The Myth of the Long Tail in Blogging

Is there anybody out there?  Not always. We recently carried out a feasibility study for a B2B software company evaluating whether to engage with bloggers in three target vertical markets around the world.  Blogger engagement (and other social media) seemed an appropriate strategy.  The client’s software is tailored to each vertical, they have credible customers around the world, and the client has enough experience to credibly contribute to the conversation.

Confident in our virtual search we set off to find a community of bloggers.  Surely the ‘long tail of the internet’ gives even niche commentators a voice?  Surely there would be a handful of bloggers covering almost any industry?

Um, no.  Here’s what we found:

1. In one industry, the only people with blogs were trade publication journalists whose publishers had jumped on the blogging bandwagon.  The content differed little from their print opinion columns and there was little community conversation.  We may as well continue to treat them as journalists using traditional media relations techniques.

2. In another service industry, there was a lot of talk about their customers’ customers’ experiences but no talk about running a business in that industry (and therefore little opportunity to talk about software to better run your operations).

3. In the last, our product was touched on occasionally, but always as a tangent in conversations about a competing kind of software. We would be members of another ‘camp’ interrupting in hostile territory.

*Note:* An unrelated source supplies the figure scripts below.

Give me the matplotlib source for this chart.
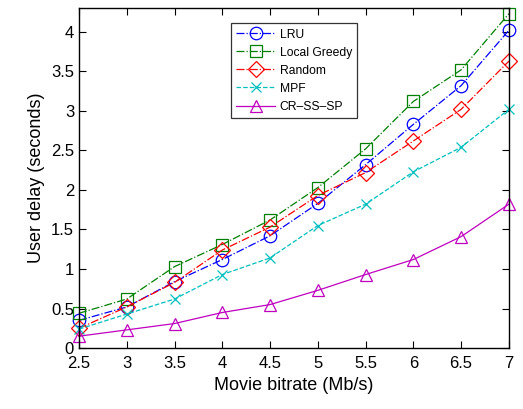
import matplotlib

matplotlib.use("Agg")
import matplotlib.pyplot as plt

plt.rcParams.update({"font.family": ["Liberation Sans", "DejaVu Sans"]})

BITRATE = [2.5, 3, 3.5, 4, 4.5, 5, 5.5, 6, 6.5, 7]
LRU = [0.35, 0.52, 0.84, 1.12, 1.42, 1.83, 2.32, 2.83, 3.32, 4.02]
LOCAL_GREEDY = [0.44, 0.62, 1.03, 1.31, 1.62, 2.03, 2.52, 3.12, 3.52, 4.23]
RANDOM = [0.25, 0.52, 0.83, 1.24, 1.53, 1.93, 2.22, 2.62, 3.02, 3.63]
MPF = [0.24, 0.43, 0.62, 0.93, 1.14, 1.55, 1.82, 2.23, 2.54, 3.02]
CR_SS_SP = [0.15, 0.23, 0.31, 0.45, 0.55, 0.73, 0.93, 1.12, 1.41, 1.82]

X_TICKS = [2.5, 3, 3.5, 4, 4.5, 5, 5.5, 6, 6.5, 7]
X_TICKLABELS = ["2.5", "3", "3.5", "4", "4.5", "5", "5.5", "6", "6.5", "7"]
Y_TICKS = [0, 0.5, 1, 1.5, 2, 2.5, 3, 3.5, 4]
Y_TICKLABELS = ["0", "0.5", "1", "1.5", "2", "2.5", "3", "3.5", "4"]

fig = plt.figure(figsize=(5.23, 4.09), dpi=100)
ax = fig.add_axes([0.151, 0.149, 0.822, 0.831])

series = [
    (LRU, "LRU", "b", "o", "-.", 9),
    (LOCAL_GREEDY, "Local Greedy", "g", "s", "-.", 8.5),
    (RANDOM, "Random", "r", "D", "-.", 8),
    (MPF, "MPF", "c", "x", "--", 6.5),
    (CR_SS_SP, "CR\u2013SS\u2013SP", "m", "^", "-", 9),
]
for vals, label, color, marker, ls, ms in series:
    ax.plot(BITRATE, vals, color=color, linestyle=ls, linewidth=0.9,
            marker=marker, markersize=ms, markerfacecolor="none",
            markeredgecolor=color, markeredgewidth=0.9, label=label,
            clip_on=False)

ax.set_xlim(2.5, 7)
ax.set_ylim(0, 4.3)
ax.set_xticks(X_TICKS)
ax.set_xticklabels(X_TICKLABELS)
ax.set_yticks(Y_TICKS)
ax.set_yticklabels(Y_TICKLABELS)
ax.tick_params(direction="in", top=True, right=True, labelsize=12, length=5, width=0.8)
ax.tick_params(axis="x", pad=6)
ax.set_xlabel("Movie bitrate (Mb/s)", fontsize=13)
ax.set_ylabel("User delay (seconds)", fontsize=13)
for sp in ax.spines.values():
    sp.set_linewidth(1.0)

leg = ax.legend(loc="upper left", bbox_to_anchor=(0.353, 0.956), fontsize=8.7,
                frameon=True, fancybox=False, edgecolor="black",
                handlelength=3.2, borderpad=0.45, labelspacing=0.5,
                handletextpad=0.4, borderaxespad=0)
leg.get_frame().set_linewidth(0.9)

fig.savefig("out.png", dpi=100)
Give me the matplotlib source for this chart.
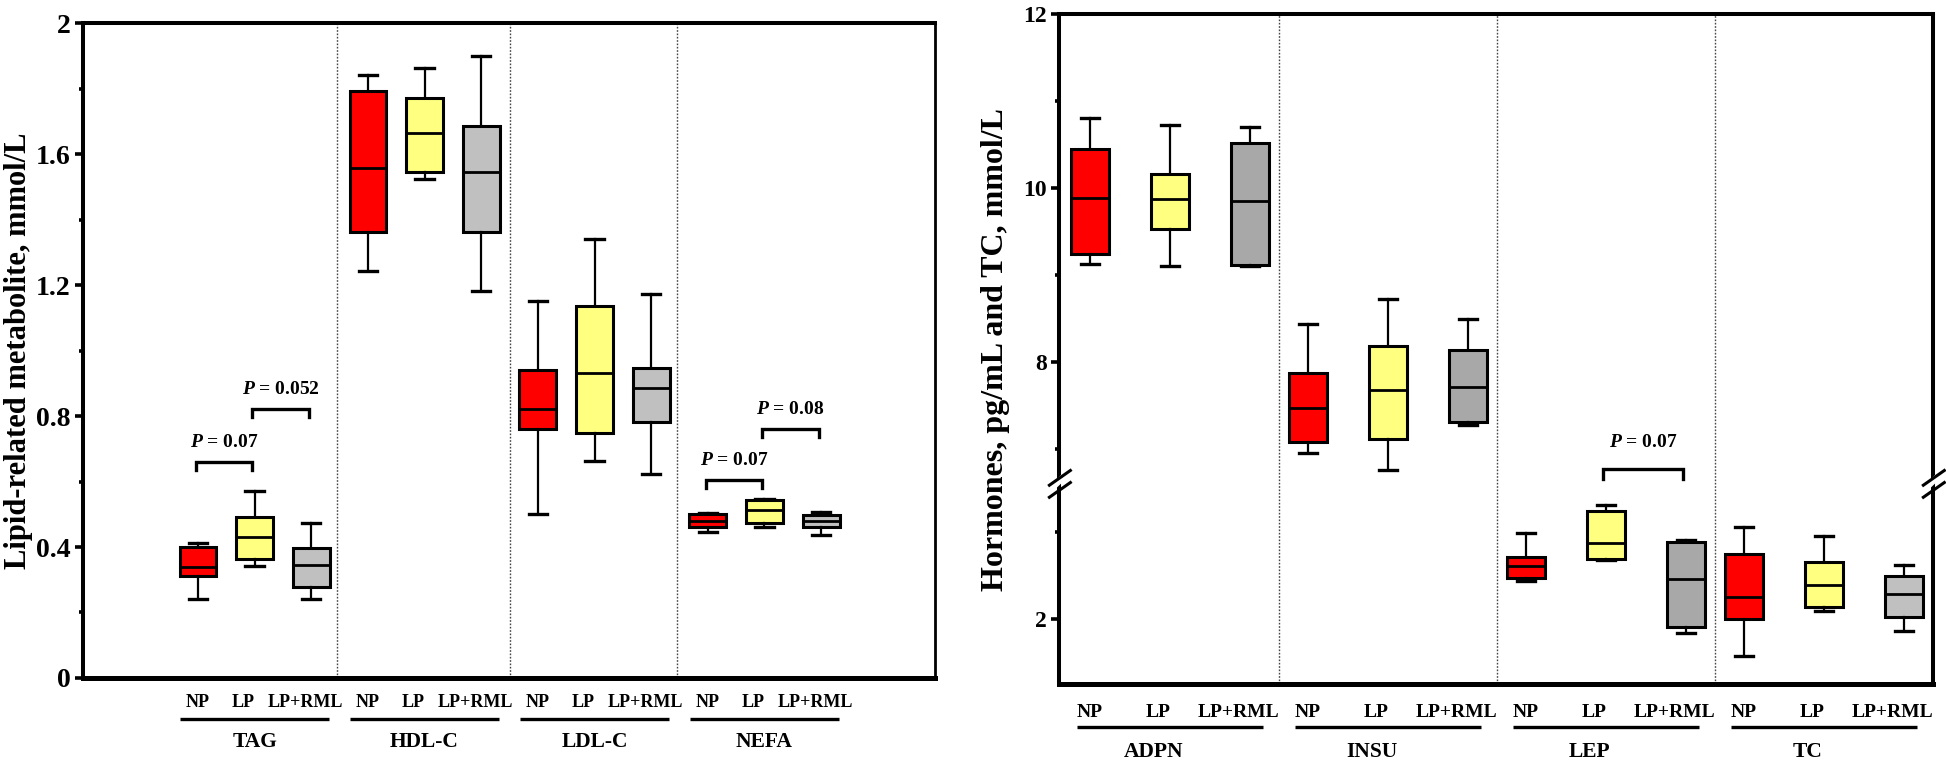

So, what can we learn from this?

  • The Niches along the Long Tail ain’t that Big.  To be fair, Chris Anderson in the Long Tail never claimed they were.  Over time, the long tail has been caught up in the myth that there are websites and online conversations ‘out there’ forming a viable market for ‘almost anything.’ What he actually said is that the combined volume of many unique (hard-to-find, not necessarily popular) items in relatively small quantities adds up to a viable market (if you can sell variety, like Amazon or TradeMe).  However, when you’re measuring the influence of blogs some degree of popularity is desirable. If it can’t even be found by Google then it can’t be influential in our customers’ eyes.
  • Industry dynamics affect the conversation. Bloggers with particular ‘roles’ seem to dominate in different conversations, depending on the market dynamics.  Eg, journalists dominated in one industry (maybe because the topic is so dry you’d have to be paid to find anything to say) and consumers in another (service providers were probably shy of ‘lifting their skirt’ for fear of criticism from their consumers).
  • Find your voice in the conversation.  You can’t just wade in as a vendor.  In some cases it would require finding something to say to your customers’ end-users and positioning yourself as an expert in their needs.  This would involve talking to the whole ecosystem, not just your (service provider) customers.  The result: an indirect conversation with your customer, which alters some of the messages you can get across (you may have to complement your blogging with talk about efficiency and effectiveness via a direct communication campaign).
  • Start the conversation yourself.   This requires more resources, and ‘build it and they will come’ is harder than joining an existing conversation.  What this research suggested is that sometimes a potential ‘gap in the market’ might actually be ‘no significant market’ – so do a proper feasibility study and have a blogging strategy that integrates with your integrated marketing plans before you leap.